NARO’CULAR TEMA OLARAK SEVGİYİ İŞLEYEN GENÇLER - Nuri ağabey Naro’cu olayına da bir netlik kazandıralım.
"Şans Kapıyı Kırınca"nın çekimlerinde Sinan Çetin beni aradı; "Ağabey burada da ismini yazmışlar duvara. Haberin olsun çekiyoruz" dedi. Düşün artık adımız Küba’da bile duvara yazılıyor. Naro'cuları başta tanımadığım için dava açmıştım. Ancak sonra bu Naro’cu çocuklarla konuştum. Hepsi de efendi, üniversite okuyan çocuklar. Tema olarak sevgiyi işliyorlar. Duvarlara yazdıkları güzel sözlerin altında benim ismimi yazıyorlar. Böyle ismi duvarlara yazılan dünyada başka bir aktör var mı doğrusu bilmiyorum!
- Katıldığınız şov programlarda reyting patlaması yaşanıyor. Para alıyor musunuz bu programlardan?
Hayır, almıyorum. Bunu onların düşünmesi gerekiyor. Bazı şamatacılar bir iki şaklabanlık yapıp parayı götürüyor. Biz arkadaş hatrına gidip geliyoruz.
- Kült bir figüre dönüştünüz. Size gösterilen bu ilgiyi 80'li yıllara duyulan bir özlem olarak değerlendirebilir miyiz?
Olabilir. 80'li yıllarda hayat daha içtendi. Sevgi, saygı vardı. Hayat şimdiki gibi bu kadar ucuz değildi. Şimdi en kötü Yeşilçam filmi bile ekrana gelse insanlar takılıp kalıyor. Ne yazık ki, insanlar artık içtenliği eski filmlerde buluyor. Söylesene Erol Taş gibi tavuk yiyen çıktı mı?Galiba bizim kuşak çok içten ve harbi oynamış.

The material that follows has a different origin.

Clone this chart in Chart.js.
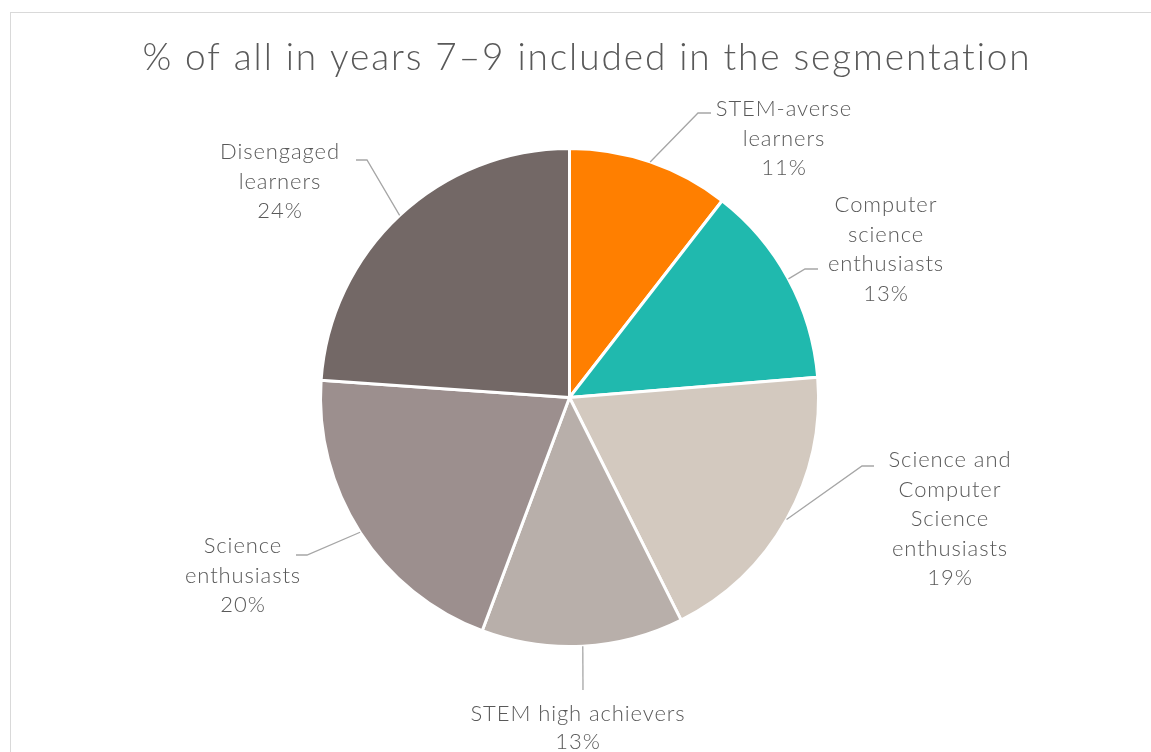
<!DOCTYPE html>
<html>
<head>
<meta charset="utf-8">
<script src="https://cdn.jsdelivr.net/npm/chart.js@4.4.1/dist/chart.umd.min.js"></script>
<style>
  html, body { margin: 0; padding: 0; background: #ffffff; overflow: hidden; }
  #frame { position: absolute; left: 10px; top: 12px; width: 1300px; height: 900px; border: 1px solid #d9d9d9; box-sizing: border-box; }
  #wrap { position: absolute; left: 0; top: 0; width: 1151px; height: 752px; }
</style>
</head>
<body>
<div id="frame"></div>
<div id="wrap"><canvas id="c" width="1151" height="752"></canvas></div>
<script>
// ---- data ----
const titleText = "% of all in years 7\u20139 included in the segmentation";
const categories = [
  "STEM-averse\nlearners",
  "Computer\nscience\nenthusiasts",
  "Science and\nComputer\nScience\nenthusiasts",
  "STEM high achievers",
  "Science\nenthusiasts",
  "Disengaged\nlearners"
];
const shares = [10.5, 13.2, 18.9, 13.1, 20.4, 23.9];
const percentLabels = ["11%", "13%", "19%", "13%", "20%", "24%"];
const sliceColors = ["#ff7f00", "#20b9ae", "#d3c9bf", "#b8afaa", "#9c8f8e", "#736866"];

// label layout (text block center x, first baseline y, leader start points)
const labelLayout = [
  { cx: 784, y0: 116, leader: [[711, 113], [698, 113]] },
  { cx: 886, y0: 212, leader: [[818, 269], [805, 269]] },
  { cx: 950, y0: 467, leader: [[874, 466], [862, 466]] },
  { cx: 578, y0: 721, leader: [[583, 690]] },
  { cx: 243, y0: 553, leader: [[296, 555], [307, 555]] },
  { cx: 280, y0: 159, leader: [[356, 160], [367, 160]] }
];
const FONT = "Lato, 'Open Sans', sans-serif";
const TEXT_COLOR = "#595959";
const LINE_H = 29.5;

const labelsPlugin = {
  id: 'pieLabels',
  afterDraw(chart) {
    const ctx = chart.ctx;
    ctx.save();
    // title
    ctx.fillStyle = TEXT_COLOR;
    ctx.font = "300 37px " + FONT;
    ctx.letterSpacing = "1.9px";
    ctx.textAlign = "center";
    ctx.textBaseline = "alphabetic";
    ctx.fillText(titleText, 587, 70);

    const meta = chart.getDatasetMeta(0);
    meta.data.forEach((arc, i) => {
      const p = arc.getProps(['x', 'y', 'startAngle', 'endAngle', 'outerRadius'], true);
      const mid = (p.startAngle + p.endAngle) / 2;
      const ax = p.x + Math.cos(mid) * p.outerRadius;
      const ay = p.y + Math.sin(mid) * p.outerRadius;
      const L = labelLayout[i];
      // leader
      ctx.strokeStyle = "#a6a6a6";
      ctx.lineWidth = 1.3;
      ctx.beginPath();
      ctx.moveTo(L.leader[0][0], L.leader[0][1]);
      for (let k = 1; k < L.leader.length; k++) ctx.lineTo(L.leader[k][0], L.leader[k][1]);
      ctx.lineTo(ax, ay);
      ctx.stroke();
      // text
      const lines = categories[i].split("\n").concat([percentLabels[i]]);
      ctx.fillStyle = TEXT_COLOR;
      ctx.font = "300 22px " + FONT;
      ctx.letterSpacing = "0.9px";
      ctx.textAlign = "center";
      lines.forEach((t, j) => ctx.fillText(t, L.cx, L.y0 + j * (i === 3 ? 28 : LINE_H)));
    });
    ctx.restore();
  }
};

new Chart(document.getElementById('c'), {
  type: 'pie',
  data: {
    labels: categories.map(s => s.replace(/\n/g, ' ')),
    datasets: [{
      data: shares,
      backgroundColor: sliceColors,
      borderColor: "#ffffff",
      borderWidth: 3
    }]
  },
  options: {
    responsive: false,
    animation: false,
    rotation: 0,
    layout: { padding: { left: 319, right: 331, top: 147, bottom: 104 } },
    plugins: {
      legend: { display: false },
      title: { display: false },
      tooltip: { enabled: false }
    }
  },
  plugins: [labelsPlugin]
});
</script>
</body>
</html>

FİLMLERDEKİ KEZZAP SAHNELERİ YÜZÜNDEN PANTOLONUMU ÇOK DELDİMBiz filmlerde gerçek kezzap kullanırdık. Şişenin kapağını açtığın zaman izleyici kezzabın dumanını görürdü. Pantolonumun kezzap yüzünden delik deşik olduğunu çok bilirim. Hiç unutmam yine bir gün Ahu Tuğba'yı kezzapla korkutmaya çalışıyorum. Ufak bir sallantı olsa, kezzap dökülecek kızın yüzüne. O da bana aşağıda bağırıyor "Ağabey ne olursun dikkat et!" Şimdi hangi sanatçı kabul eder böyle bir sahneyi.
HAYATIMI BENDEN İZİNSİZ KİTAP YAPTILAR- "Gazoz İster misin" adlı kitap size mi ait?
Bir dergiye röportaj vermiştim. Oradaki konuşmalarıma, hayatıma dair sağdan soldan toplanan bilgiler de eklenip benden hiçbir izin alınmadan kitap yapılmış. Hatta dergiye verdiğim fotoğrafı değiştirip kapak yapmışlar. O fotoğrafta elimde viski bardağı vardı, onu gazoz kutusu yapmışlar.
Ayıptır ya! Bari bizim gibi Yeşilçam'ın bütün çilesini çekmiş bir adama yapmayın bunu. "Nuri ağabey, gel beraber kitabını yapalım" deselerdi, ben onlara ne anılar anlatırdım. Ayıptır ya! Gazetecilik kutsal bir meslektir. Niye yaptınız bunu? Çok üzüldüm çok.
- Dava açacak mısın?
Evet, avukatlarımla görüştüm. Benim sırtımdan para kazanıyor. Hem yayınevine, hem de kitabı yazan arkadaşa dava açacağım. Çok ayıp ettiler. Ben kendi anılarımdan oluşan bir kitap yapacaktım. Bu hayalimi bile elimden aldılar. Gerçi bende daha ne anılar var. Eğer Nuri Alço'ya değer veriyorlarsa benim basacağım kitabı beklesinler.